#### [Data segment]

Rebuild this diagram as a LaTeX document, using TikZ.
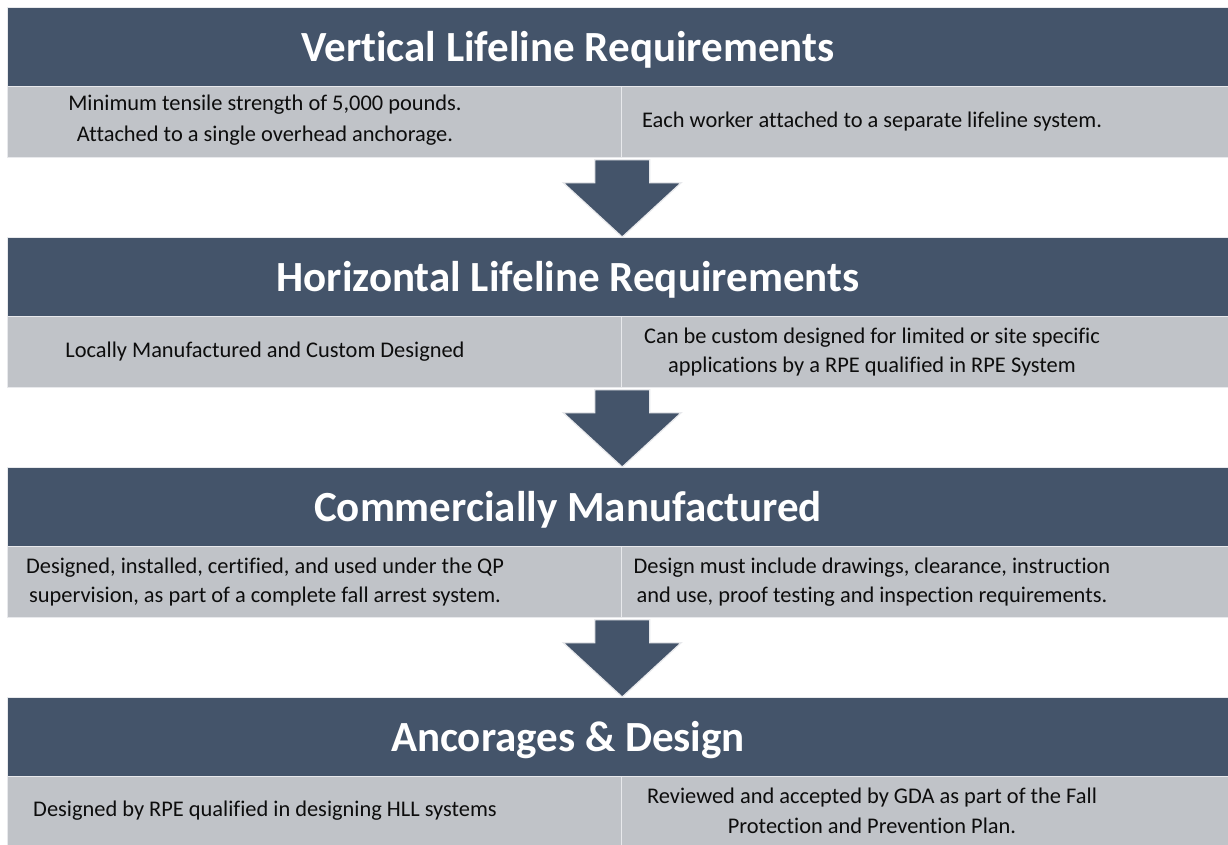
\documentclass[tikz,border=0pt]{standalone}
\usepackage{fontspec}
\setmainfont{Carlito}[Ligatures=NoCommon]
\usetikzlibrary{calc}
\definecolor{hdr}{RGB}{68,84,106}
\definecolor{lgray}{RGB}{192,195,200}
\definecolor{edgec}{RGB}{232,233,236}
\definecolor{ink}{RGB}{13,13,13}
\begin{document}
\begin{tikzpicture}[x=1pt,y=-1pt,
  hdrbox/.style={fill=hdr, draw=edgec, line width=1.2pt, anchor=north west,
    minimum width=1221pt, minimum height=79pt, inner sep=0pt},
  graybox/.style={fill=lgray, draw=edgec, line width=1.2pt, anchor=north west,
    minimum height=71pt, inner sep=0pt},
  hdrtext/.style={anchor=base, text=white, inner sep=0pt,
    font=\fontsize{43}{46}\selectfont\bfseries},
  bodytext/.style={anchor=center, text=ink, inner sep=0pt, align=center,
    font=\fontsize{22.4}{29.5}\selectfont},
  blockarrow/.style={fill=hdr, draw=edgec, line width=1.2pt, line join=miter}
]
\useasboundingbox (0,0) rectangle (1228,844);
\fill[white] (0,0) rectangle (1228,844);

% section 1
\node[hdrbox] (h1) at (7,7) {};
\node[graybox, minimum width=614pt] (l1) at (7,86) {};
\node[graybox, minimum width=607pt] (r1) at (621,86) {};
\node[hdrtext] (t1) at (568,61) {Vertical Lifeline Requirements};
\node[bodytext, font=\fontsize{22.4}{30.5}\selectfont] (l1t) at (265,120) {Minimum tensile strength of 5,000 pounds.\\Attached to a single overhead anchorage.};
\node[bodytext] (r1t) at (872,122) {Each worker attached to a separate lifeline system.};

% section 2
\node[hdrbox] (h2) at (7,237) {};
\node[graybox, minimum width=614pt] (l2) at (7,316) {};
\node[graybox, minimum width=607pt] (r2) at (621,316) {};
\node[hdrtext] (t2) at (568,291) {Horizontal Lifeline Requirements};
\node[bodytext] (l2t) at (265,352) {Locally Manufactured and Custom Designed};
\node[bodytext] (r2t) at (872,352) {Can be custom designed for limited or site specific\\applications by a RPE qualified in RPE System};

% section 3
\node[hdrbox] (h3) at (7,467) {};
\node[graybox, minimum width=614pt] (l3) at (7,546) {};
\node[graybox, minimum width=607pt] (r3) at (621,546) {};
\node[hdrtext] (t3) at (568,521) {Commercially Manufactured};
\node[bodytext] (l3t) at (265,582) {Designed, installed, certified, and used under the QP\\supervision, as part of a complete fall arrest system.};
\node[bodytext] (r3t) at (872,582) {Design must include drawings, clearance, instruction\\and use, proof testing and inspection requirements.};

% section 4
\node[hdrbox] (h4) at (7,697) {};
\node[graybox, minimum width=614pt] (l4) at (7,776) {};
\node[graybox, minimum width=607pt] (r4) at (621,776) {};
\node[hdrtext] (t4) at (568,751) {Ancorages \& Design};
\node[bodytext] (l4t) at (265,811) {Designed by RPE qualified in designing HLL systems};
\node[bodytext] (r4t) at (872,811) {Reviewed and accepted by GDA as part of the Fall\\Protection and Prevention Plan.};

% block arrows between sections
\foreach \s/\n in {l1/h2, l2/h3, l3/h4}{
  \coordinate (top) at ($(\s.south east)+(0,1.5)$);
  \coordinate (tip) at (\s.south east |- \n.north);
  \draw[blockarrow] ($(top)+(-27.5,0)$) -- ($(top)+(27.5,0)$) -- ($(top)+(27.5,23)$)
     -- ($(top)+(59,23)$) -- (tip) -- ($(top)+(-59,23)$) -- ($(top)+(-27.5,23)$) -- cycle;
}
\end{tikzpicture}
\end{document}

#### [Task instructions]
Exclude the images and reproduce the remaining data exactly.

#### [Answer in full]
Rebuild this diagram as a LaTeX document, using TikZ.
\documentclass[tikz,border=0pt]{standalone}
\usepackage{fontspec}
\setmainfont{Carlito}[Ligatures=NoCommon]
\usetikzlibrary{calc}
\definecolor{hdr}{RGB}{68,84,106}
\definecolor{lgray}{RGB}{192,195,200}
\definecolor{edgec}{RGB}{232,233,236}
\definecolor{ink}{RGB}{13,13,13}
\begin{document}
\begin{tikzpicture}[x=1pt,y=-1pt,
  hdrbox/.style={fill=hdr, draw=edgec, line width=1.2pt, anchor=north west,
    minimum width=1221pt, minimum height=79pt, inner sep=0pt},
  graybox/.style={fill=lgray, draw=edgec, line width=1.2pt, anchor=north west,
    minimum height=71pt, inner sep=0pt},
  hdrtext/.style={anchor=base, text=white, inner sep=0pt,
    font=\fontsize{43}{46}\selectfont\bfseries},
  bodytext/.style={anchor=center, text=ink, inner sep=0pt, align=center,
    font=\fontsize{22.4}{29.5}\selectfont},
  blockarrow/.style={fill=hdr, draw=edgec, line width=1.2pt, line join=miter}
]
\useasboundingbox (0,0) rectangle (1228,844);
\fill[white] (0,0) rectangle (1228,844);

% section 1
\node[hdrbox] (h1) at (7,7) {};
\node[graybox, minimum width=614pt] (l1) at (7,86) {};
\node[graybox, minimum width=607pt] (r1) at (621,86) {};
\node[hdrtext] (t1) at (568,61) {Vertical Lifeline Requirements};
\node[bodytext, font=\fontsize{22.4}{30.5}\selectfont] (l1t) at (265,120) {Minimum tensile strength of 5,000 pounds.\\Attached to a single overhead anchorage.};
\node[bodytext] (r1t) at (872,122) {Each worker attached to a separate lifeline system.};

% section 2
\node[hdrbox] (h2) at (7,237) {};
\node[graybox, minimum width=614pt] (l2) at (7,316) {};
\node[graybox, minimum width=607pt] (r2) at (621,316) {};
\node[hdrtext] (t2) at (568,291) {Horizontal Lifeline Requirements};
\node[bodytext] (l2t) at (265,352) {Locally Manufactured and Custom Designed};
\node[bodytext] (r2t) at (872,352) {Can be custom designed for limited or site specific\\applications by a RPE qualified in RPE System};

% section 3
\node[hdrbox] (h3) at (7,467) {};
\node[graybox, minimum width=614pt] (l3) at (7,546) {};
\node[graybox, minimum width=607pt] (r3) at (621,546) {};
\node[hdrtext] (t3) at (568,521) {Commercially Manufactured};
\node[bodytext] (l3t) at (265,582) {Designed, installed, certified, and used under the QP\\supervision, as part of a complete fall arrest system.};
\node[bodytext] (r3t) at (872,582) {Design must include drawings, clearance, instruction\\and use, proof testing and inspection requirements.};

% section 4
\node[hdrbox] (h4) at (7,697) {};
\node[graybox, minimum width=614pt] (l4) at (7,776) {};
\node[graybox, minimum width=607pt] (r4) at (621,776) {};
\node[hdrtext] (t4) at (568,751) {Ancorages \& Design};
\node[bodytext] (l4t) at (265,811) {Designed by RPE qualified in designing HLL systems};
\node[bodytext] (r4t) at (872,811) {Reviewed and accepted by GDA as part of the Fall\\Protection and Prevention Plan.};

% block arrows between sections
\foreach \s/\n in {l1/h2, l2/h3, l3/h4}{
  \coordinate (top) at ($(\s.south east)+(0,1.5)$);
  \coordinate (tip) at (\s.south east |- \n.north);
  \draw[blockarrow] ($(top)+(-27.5,0)$) -- ($(top)+(27.5,0)$) -- ($(top)+(27.5,23)$)
     -- ($(top)+(59,23)$) -- (tip) -- ($(top)+(-59,23)$) -- ($(top)+(-27.5,23)$) -- cycle;
}
\end{tikzpicture}
\end{document}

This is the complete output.